Disziplin von Börsenkandidaten gefordert
Börsenkandidaten, die noch in diesem Jahr den Handel aufnehmen wollen, müssten demnach die Disziplin mitbringen, nicht nur den Umsatz zu steigern, sondern auch die Verluste zu schmälern. Rose ist jedoch der Meinung, dass nur wenige Unternehmen mit IPO-Plänen die nötigen Eigenschaften mitbringen. "Die Botschaft, dass Wachstum um jeden Preis nicht mehr ausreicht, wird jedoch auf die harte Tour gelernt", so der Analyst. Dies sei möglicherweise als Zeichen dafür zu verstehen, dass die Zeit für einen Börsengang einfach noch nicht gekommen sei. "Ein Unternehmen, das heute nicht in der Lage ist, Gewinne zu erwirtschaften - ganz gleich, wie vielversprechend seine Wachstumsaussichten sind - ist möglicherweise noch nicht bereit für die Turbulenzen des Aktienmarktes", fuhr Rose fort. "Und wenn ein unrentables Unternehmen durch das Fenster des Börsengangs schlüpft, muss es wahrscheinlich von einer neuen Runde von öffentlichen oder privaten Investoren gerettet werden."
Kurze Liste für 2023
Im Vergleich zum IPO-Jahr 2021 ist die Liste an Unternehmen, die sich noch 2023 aufs Börsenparkett wagen wollen, relativ kurz. Im Februar startete in Deutschland bereits IONOS, die Hosting-Tochter von 1&1, an der Börse, weitere Kandidaten sind unter anderem der Chipdesigner Arm, die Novartis-Tochter Sandoz und der Chiphersteller Ampere. "Solange private Unternehmen und ihre Geldgeber nicht erkennen, dass sich das Terrain von Wachstum um jeden Preis zu Gunsten von Wachstum in Verbindung mit Gewinnen - oder zumindest einem kurzfristigen Weg in die Gewinnzone - verlagert hat, wird der Brunnen für Börsengänge im Technologiebereich wahrscheinlich trocken bleiben", ist sich Rose sicher.
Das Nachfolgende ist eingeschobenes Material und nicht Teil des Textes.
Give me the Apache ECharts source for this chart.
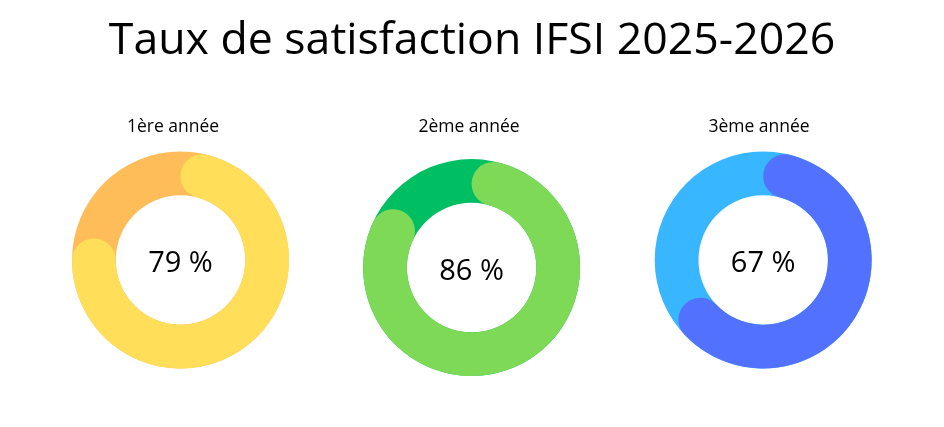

Citi-Analysten für 2023 zuversichtlicher
Deutlich optimistischer zeigten sich im Dezember jedoch Analysten der US-Großbank Citigroup. Laut "finews.ch" rechnet Citi-Stratege Valery Barrier damit, dass sich das wirtschaftliche Umfeld 2023 deutlich aufhellen wird, was auch dem Markt für IPOs wieder Antrieb verleihen dürfte. "Die Investorenbasis für private Minderheits-Platzierungen von Kapitalbeteiligungen hat an Struktur gewonnen, und sie verfügt über besser definierte Prozesse", so der Analyst. Dennoch sei kein schlagartiger Stimmungswechsel zu erwarten. Zunächst werde es nach wie vor zu einigen IPO-Absagen oder -Verschiebungen kommen, ehe sich nach und nach mehr junge Unternehmen aufs Parkett wagen, so Barrier.